Waste less, sell more - how one startup is using AI to transform food retail
Artificial intelligence could help reduce the amount of food waste. Image: REUTERS/Lisi Niesner/Illustration
- We each throw out 74kg (163 lbs) of food waste per person, per year.
- UN Sustainable Development Goals aim for 50% less food waste by 2030.
- AI software is shown to reduce supermarket food waste by a third.
- Tech startup Wasteless is using AI to cut down on food waste.
- Wasteless is a member of The Circulars Accelerator Cohort 2021 on UpLink.
Admit it. We’ve all thrown good food away. It looked perfect in the supermarket. The ripe fruit or vegetables, the prime meat, the nutritious dairy products. But when past its peak - maybe it was close to the “best-before” date, into the garbage it goes.

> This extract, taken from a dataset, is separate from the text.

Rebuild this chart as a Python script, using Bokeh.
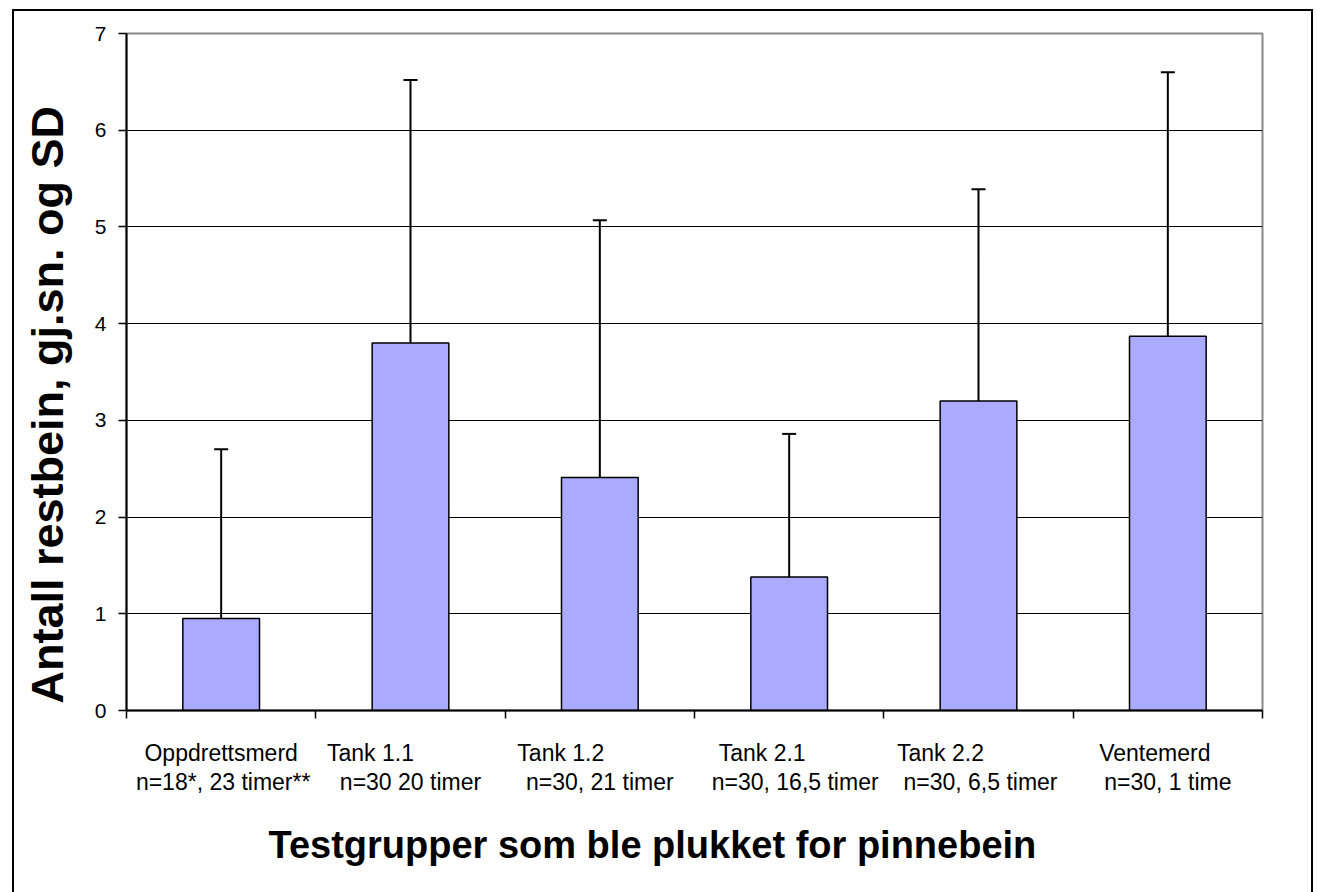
from bokeh.plotting import figure
from bokeh.models import (ColumnDataSource, Range1d, FixedTicker, LinearAxis, Title,
                          Whisker, TeeHead, CustomJSTickFormatter)
from bokeh.embed import file_html
from bokeh.resources import INLINE

# ---- data ----
groups = ["Oppdrettsmerd", "Tank 1.1", "Tank 1.2", "Tank 2.1", "Tank 2.2", "Ventemerd"]
details = ["n=18*, 23 timer**", "n=30 20 timer", "n=30, 21 timer",
           "n=30, 16,5 timer", "n=30, 6,5 timer", "n=30, 1 time"]
means = [0.95, 3.80, 2.41, 1.38, 3.20, 3.87]
sds = [1.75, 2.72, 2.66, 1.48, 2.19, 2.73]
y_ticks = [0, 1, 2, 3, 4, 5, 6, 7]
y_title = "Antall restbein, gj.sn. og SD"
x_title = "Testgrupper som ble plukket for pinnebein"

# label layout (pixel offsets of each label line, styling only)
line1_dx = [0, -40, -39, -27, -38, -13]
line2_dx = [2, 0, 0, 6, 2, 0]

W, H = 1317, 892
BL, BR, BT, BB = 126, 55, 33, 182
n = len(groups)
px_per_unit = (W - BL - BR) / n

xs = [i + 0.5 for i in range(n)]
tops = [m + s for m, s in zip(means, sds)]
src = ColumnDataSource(dict(x=xs, mean=means, top=tops))

p = figure(width=W, height=H, output_backend="svg", toolbar_location=None,
           x_range=Range1d(0, n), y_range=Range1d(0, 7),
           min_border_left=BL, min_border_right=BR, min_border_top=BT,
           min_border_bottom=BB)
p.border_fill_alpha = 0
p.background_fill_color = "white"
p.outline_line_color = "#888888"
p.outline_line_width = 2

# outer chart-area frame (left, right, top edges)
p.styles = {
    "background-image": "linear-gradient(#000,#000), linear-gradient(#000,#000), linear-gradient(#000,#000)",
    "background-size": "2px 100%, 2px 100%, 1301px 2px",
    "background-position": "12px 9px, 1311px 9px, 12px 9px",
    "background-repeat": "no-repeat",
}

# grid
p.xgrid.visible = False
p.ygrid.ticker = FixedTicker(ticks=y_ticks[1:-1])
p.ygrid.grid_line_color = "black"
p.ygrid.grid_line_width = 1

# bars
p.vbar(x="x", top="mean", bottom=0, width=0.405, source=src,
       fill_color="#AAAAFF", line_color="black", line_width=1.5)

# error bars (upper only)
p.add_layout(Whisker(base="x", lower="mean", upper="top", source=src,
                     line_color="black", line_width=2,
                     upper_head=TeeHead(size=14, line_width=2, line_color="black"),
                     lower_head=None))

# y axis
yax = p.yaxis[0]
yax.ticker = FixedTicker(ticks=y_ticks)
yax.axis_line_color = "black"
yax.axis_line_width = 2
yax.major_tick_line_color = "black"
yax.major_tick_line_width = 1.5
yax.major_tick_out = 8
yax.major_tick_in = 0
yax.minor_tick_line_color = None
yax.major_label_standoff = 12
yax.major_label_text_font = "Liberation Sans"
yax.major_label_text_font_size = "21px"
yax.major_label_text_color = "black"

lab_font = dict(major_label_text_font="Liberation Sans",
                major_label_text_font_size="23px",
                major_label_text_color="black")

# x axis 1: category boundary ticks (minor) + first label line
line1_ticks = [x + d / px_per_unit for x, d in zip(xs, line1_dx)]
xax = p.xaxis[0]
xax.ticker = FixedTicker(ticks=line1_ticks, minor_ticks=list(range(n + 1)))
xax.formatter = CustomJSTickFormatter(args=dict(labels=groups), code="return labels[index]")
xax.axis_line_color = "black"
xax.axis_line_width = 2
xax.major_tick_out = 0
xax.major_tick_in = 0
xax.major_tick_line_color = None
xax.minor_tick_line_color = "black"
xax.minor_tick_line_width = 1.5
xax.minor_tick_out = 8
xax.minor_tick_in = 0
xax.major_label_standoff = 21
for k, v in lab_font.items():
    setattr(xax, k, v)

# x axis 2: second label line
line2_ticks = [x + d / px_per_unit for x, d in zip(xs, line2_dx)]
xax2 = LinearAxis(ticker=FixedTicker(ticks=line2_ticks, minor_ticks=[]),
                  formatter=CustomJSTickFormatter(args=dict(labels=details),
                                                  code="return labels[index]"),
                  axis_line_color=None, major_tick_line_color=None,
                  minor_tick_line_color=None, major_tick_out=0, major_tick_in=0,
                  major_label_standoff=0, **lab_font)
p.add_layout(xax2, "below")

# axis titles
p.add_layout(Title(text=x_title, align="left", offset=142, standoff=48,
                   text_font="Liberation Sans", text_font_style="bold",
                   text_font_size="38px", text_color="black"), "below")
p.add_layout(Title(text=y_title, align="left", offset=7, standoff=38,
                   text_font="Liberation Sans", text_font_style="bold",
                   text_font_size="45px", text_color="black"), "left")

open("out.html", "w").write(file_html(p, INLINE))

We throw out 74kg (163 lbs) of food annually per man, woman and child on the planet, while two billion of the world’s people suffer from hunger or undernourishment. In total 1.3 billion tonnes, or a third of all the world’s food produced, is wasted every year. With the challenge of ending global hunger in mind, the UN incorporated a target of halving global food waste by 2030 into the Sustainable Development Goals.
The foods we throw away
The chart above shows the types of food most commonly wasted in the United States. Research by the non-profit Re-Fed shows 34% of fresh produce that goes in the supply chain is never eaten. Dairy products and pre-prepared meals are also high on the list of foodstuffs that go to waste.
From farm to...bin
But as the infographic below shows, food waste is an issue that goes far beyond wasteful consumers. There are many causes of waste across the food value chain from agriculture to transportation, and the shops where we buy our groceries.
What is the World Economic Forum doing to help ensure global food security?
Reducing retail food waste
Consumers the world over are familiar with discounted pricing on food nearing the end of its shelf-life. But figuring out the best pricing strategy, known in the trade as “markdown optimization”, is tricky.
That’s the challenge a tech start-up called Wasteless aims to meet. The company uses Artificial Intelligence to give retailers dynamic rather than fixed pricing for perishable food products.
The idea is simple. “It doesn’t make sense to go to the supermarket and then to pay the same price for a cheese that expires in two days or in seven days” says co-founder Oded Omer.
He argues that customers can be incentivized by reducing prices the closer a product gets to its “best-before” date.
The company says its technology, which is easily integrated into supermarkets’ existing IT systems, offers a win-win. A Spanish retailer ran a pilot with Wasteless which reported a nearly third less (32.7%) overall waste. Wasteless says its machine learning algorithms are developing all the time and are on track to hit an 80% reduction in food waste. That of course means higher revenues.
The company, founded in 2016, is headquartered in Israel and the Netherlands, and has been supported by the World Economic Forum’s UpLink crowdsourcing platform. This gives innovators and entrepreneurs whose ideas contribute to meeting the UN Sustainable Development Goals the opportunity to join forces with a trusted community of leading organisations, experts, investors and changemakers to deliver impact at scale.
Wasteless is one of the start-ups selected for The Circulars Accelerator Cohort 2021, an Accenture initiative run in partnership with Anglo American, Ecolab and Schneider Electric, in collaboration with the UpLink platform.
There are currently 17 companies in The Circulars Accelerator 2021 Cohort. The six-month remote programme includes expert circular economy workshops, coaching modules, mentoring, networking opportunities, investor engagement and accelerator team support.
Measuring the impact of food waste
While the Sustainable Development Goal of reducing food waste by 50% is clearly desirable, the challenge of how we measure food waste and compare progress across the world remains. The UN Environment Programme’s Food Waste Index 2021 points to a shortage of “accurate, traceable and comparable measurement”.
One measurement to consider is the impact of food waste on the planet. Much of the food we waste ends up in landfill sites which significantly contribute to greenhouse gas emissions. In the United States for instance, rotting food waste accounts for nearly a quarter of methane emissions.
But the climate change impact of food waste begins long before we throw produce in the bin. Growing and producing food uses energy, water and other resources and has a negative impact on biodiversity. When food goes to waste, all those resources are wasted too. As the UNEP report puts it: “all of the environmental impacts of food production without any of the benefits of people being fed”.
The chart above shows how different food commodities contribute to the overall level of wastage, and the subsequent impact on climate change. As UNEP’s head Inger Andersen says, “if food loss and waste were a country, it would be the third biggest source of greenhouse gas emissions.”